Dear all,
I am very new to Dynare and I would like to do an out-of-sample forecast with the help of the program. I estimated a small DSGE with Bayesian techniques. Afterwards, I would like to insert the estimated values into the state space and make a simple prediction by iterating the state space for the specific time horizon. Unfortunately, the manual was unable to solve my lack of theoretical knowledge.
I do not quite understand how the forecasts are done in Dynare, i.e. what kind of formulas are used to compute the mean and point forecasts. Furthermore, what is the exact difference between those two methods? As far as I know, incorporates the point forecast the uncertainty of the shocks, but how exactly is this derived theoretically? Lastly, for the prediction I would not like to sample from the predictive distribution but just insert the posterior mean of the estimation and then iterating the state space. Is there a simple way to do this?

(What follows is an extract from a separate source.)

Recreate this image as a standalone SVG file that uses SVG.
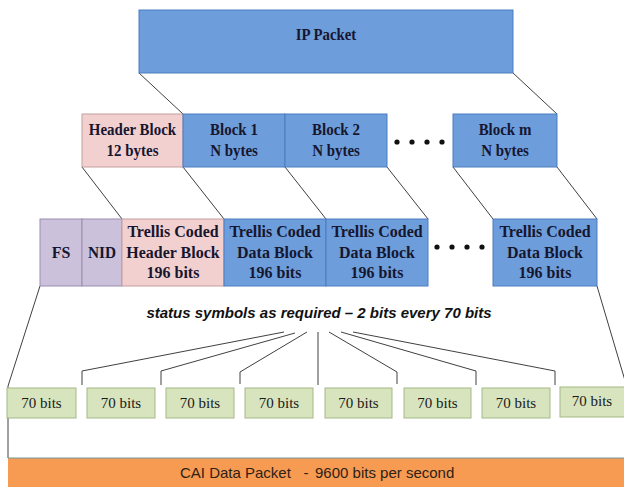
<svg xmlns="http://www.w3.org/2000/svg" width="624" height="487" viewBox="0 0 624 487">
<style>
.blue{fill:#6d9dda;stroke:#4d7dbf;stroke-width:1}
.pink{fill:#f2d0cf;stroke:#c49f9f;stroke-width:1}
.purple{fill:#ccc1db;stroke:#9b8db2;stroke-width:1}
.green{fill:#d7e4bd;stroke:#a3b987;stroke-width:1}
.orange{fill:#f79a52}
.lbl{font-family:"Liberation Serif","Times New Roman",serif;font-weight:bold;font-size:17px;fill:#161630;text-anchor:middle}
.bits{font-family:"Liberation Serif","Times New Roman",serif;font-size:15px;fill:#1a1a1a;text-anchor:middle}
.status{font-family:"Liberation Sans",Arial,sans-serif;font-weight:bold;font-style:italic;font-size:15px;fill:#111;text-anchor:middle}
.cai{font-family:"Liberation Sans",Arial,sans-serif;font-size:15px;fill:#2e2216}
.conn line,.conn polyline{stroke:#404040;stroke-width:1;fill:none}
.dot{fill:#111}
</style>

<g class="conn" id="connectors">
<line x1="139" y1="73" x2="183" y2="114"/>
<line x1="513" y1="73" x2="557" y2="114"/>
<line x1="82" y1="167" x2="122" y2="219"/>
<line x1="183" y1="167" x2="224" y2="219"/>
<line x1="285" y1="167" x2="326" y2="219"/>
<line x1="387" y1="167" x2="428" y2="219"/>
<line x1="453" y1="167" x2="493" y2="219"/>
<line x1="557" y1="167" x2="597" y2="219"/>
<polyline points="40,286 8,386 8,458"/>
<line x1="597" y1="286" x2="626" y2="384"/>
<polyline points="284,332 82,371 82,385"/>
<polyline points="295,333 161,371 161,385"/>
<polyline points="307,332 240,372 240,384"/>
<line x1="318" y1="332" x2="318" y2="385"/>
<polyline points="329,332 397,372 397,384"/>
<polyline points="341,332 476,371 476,385"/>
<polyline points="353,332 555,371 555,385"/>
</g>

<g id="ip-packet">
<rect class="blue" x="139" y="10" width="374" height="63"/>
<text class="lbl" transform="translate(326 40) scale(0.87 1)">IP Packet</text>
</g>

<g id="header-block">
<rect class="pink" x="82" y="114" width="101" height="53"/>
<text class="lbl" transform="translate(132.5 135) scale(0.88 1)">Header Block</text>
<text class="lbl" transform="translate(132.5 156) scale(0.88 1)">12 bytes</text>
</g>
<g id="block-1">
<rect class="blue" x="183" y="114" width="102" height="53"/>
<text class="lbl" transform="translate(234 135) scale(0.88 1)">Block 1</text>
<text class="lbl" transform="translate(234 156) scale(0.88 1)">N bytes</text>
</g>
<g id="block-2">
<rect class="blue" x="285" y="114" width="102" height="53"/>
<text class="lbl" transform="translate(336 135) scale(0.88 1)">Block 2</text>
<text class="lbl" transform="translate(336 156) scale(0.88 1)">N bytes</text>
</g>
<g id="dots-1">
<circle class="dot" cx="397" cy="142" r="2.6"/>
<circle class="dot" cx="412" cy="142" r="2.6"/>
<circle class="dot" cx="427" cy="142" r="2.6"/>
<circle class="dot" cx="442" cy="142" r="2.6"/>
</g>
<g id="block-m">
<rect class="blue" x="453" y="114" width="104" height="53"/>
<text class="lbl" transform="translate(505 135) scale(0.88 1)">Block m</text>
<text class="lbl" transform="translate(505 156) scale(0.88 1)">N bytes</text>
</g>

<g id="fs">
<rect class="purple" x="40" y="219" width="42" height="67"/>
<text class="lbl" transform="translate(61 258) scale(0.94 1)">FS</text>
</g>
<g id="nid">
<rect class="purple" x="82" y="219" width="40" height="67"/>
<text class="lbl" transform="translate(102 258) scale(0.9 1)">NID</text>
</g>
<g id="tc-header">
<rect class="pink" x="122" y="219" width="102" height="67"/>
<text class="lbl" transform="translate(173 237) scale(0.94 1)">Trellis Coded</text>
<text class="lbl" transform="translate(173 258) scale(0.94 1)">Header Block</text>
<text class="lbl" transform="translate(173 278) scale(0.94 1)">196 bits</text>
</g>
<g id="tc-data-1">
<rect class="blue" x="224" y="219" width="102" height="67"/>
<text class="lbl" transform="translate(275 237) scale(0.94 1)">Trellis Coded</text>
<text class="lbl" transform="translate(275 258) scale(0.94 1)">Data Block</text>
<text class="lbl" transform="translate(275 278) scale(0.94 1)">196 bits</text>
</g>
<g id="tc-data-2">
<rect class="blue" x="326" y="219" width="102" height="67"/>
<text class="lbl" transform="translate(377 237) scale(0.94 1)">Trellis Coded</text>
<text class="lbl" transform="translate(377 258) scale(0.94 1)">Data Block</text>
<text class="lbl" transform="translate(377 278) scale(0.94 1)">196 bits</text>
</g>
<g id="dots-2">
<circle class="dot" cx="437" cy="247" r="2.6"/>
<circle class="dot" cx="452" cy="247" r="2.6"/>
<circle class="dot" cx="467" cy="247" r="2.6"/>
<circle class="dot" cx="482" cy="247" r="2.6"/>
</g>
<g id="tc-data-m">
<rect class="blue" x="493" y="219" width="104" height="67"/>
<text class="lbl" transform="translate(545 237) scale(0.94 1)">Trellis Coded</text>
<text class="lbl" transform="translate(545 258) scale(0.94 1)">Data Block</text>
<text class="lbl" transform="translate(545 278) scale(0.94 1)">196 bits</text>
</g>

<g id="status-label">
<text class="status" x="319" y="318">status symbols as required – 2 bits every 70 bits</text>
</g>

<g id="bits-1"><rect class="green" x="7" y="388" width="69" height="30"/><text class="bits" x="41.5" y="408">70 bits</text></g>
<g id="bits-2"><rect class="green" x="87" y="388" width="68" height="30"/><text class="bits" x="121" y="408">70 bits</text></g>
<g id="bits-3"><rect class="green" x="166" y="388" width="68" height="30"/><text class="bits" x="200" y="408">70 bits</text></g>
<g id="bits-4"><rect class="green" x="245" y="388" width="68" height="30"/><text class="bits" x="279" y="408">70 bits</text></g>
<g id="bits-5"><rect class="green" x="325" y="388" width="67" height="30"/><text class="bits" x="358.5" y="408">70 bits</text></g>
<g id="bits-6"><rect class="green" x="404" y="388" width="67" height="30"/><text class="bits" x="437.5" y="408">70 bits</text></g>
<g id="bits-7"><rect class="green" x="482" y="388" width="68" height="30"/><text class="bits" x="516" y="408">70 bits</text></g>
<g id="bits-8"><rect class="green" x="560" y="387" width="68" height="30"/><text class="bits" x="592" y="406">70 bits</text></g>

<g id="cai-packet">
<rect class="orange" x="8" y="458" width="620" height="32"/>
<line x1="8" y1="458" x2="624" y2="458" stroke="#6f9a9a" stroke-width="1"/>
<text class="cai" x="180" y="478">CAI Data Packet</text>
<text class="cai" x="306" y="478" text-anchor="middle">-</text>
<text class="cai" x="315" y="478">9600 bits per second</text>
</g>
</svg>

After a Bayesian estimation we do not use any formula to compute the forecasts, but rely on Monte Carlo simulations. In both cases, the initial condition of the forecast is provided by the Kalman smoother. In the case of the Point forecast we draw vectors of parameters in the posterior distribution. For each vector we compute the the initial condition (with the smoother) and from that point simulate the model adding Gaussian innovations for the exogenous variables during the forecasted periods. We obtain a posterior empirical distribution of the forecasts, and we can then compute various posterior moments (mean, deciles, …). The Mean forecast follows the same approach except that future innovations are set to zero (ie we do not draw future innovations in a normal distribution). The posterior distributions of the Mean forecast do not account for the uncertainty coming from the shocks.
Dynare does exactly that, but the issue is uncertainty about parameters. For every given parameter vector, Dynare will iterate on the state space solution model. But in Bayesian estimation, there is uncertainty about parameters. So Dynare draws parameters from the posterior distribution and iterates on the state space (with or without shocks depending on the object your are looking at) for every draw. Finally, the mean is taken over the draws. This is different than frequentist econometrics where you would take the mean parameter vector and then iterate on the state space for the single mean parameter vector.
In the classical approach you would also iterate on the state space equation to recover the forecast uncertainty related to the future innovations (iterating on the covariance matrix of the innovations). The relative advantage of the Bayesian approach is that it is far easier to take into account the uncertainty related to the inference (ie the posterior distribution of the parameters) especially if the model is non linear with respect to the parameters (in the linear case I guess it is possible to derive classical confidence bands relying on asymptotic approximations, but I am not aware of such results in the non linear case and I suppose that a classical approach would also rely on Monte Carlo).
Hi, Since you do not provide an initial condition (with histval or initval) the endogenous variables are initialized at the steady state (zero in your model) and in the future these variables are supposed to converge to the steady state. Also, because the your model is linear the shocks are averaging out. So there is no reason to move, and it is not surprising if you observe a flat zero line for your forecasts.
You can call it after estimation with the respective parameter set and it will automatically use the end of sample smoothed states as the initial condition for forecasting.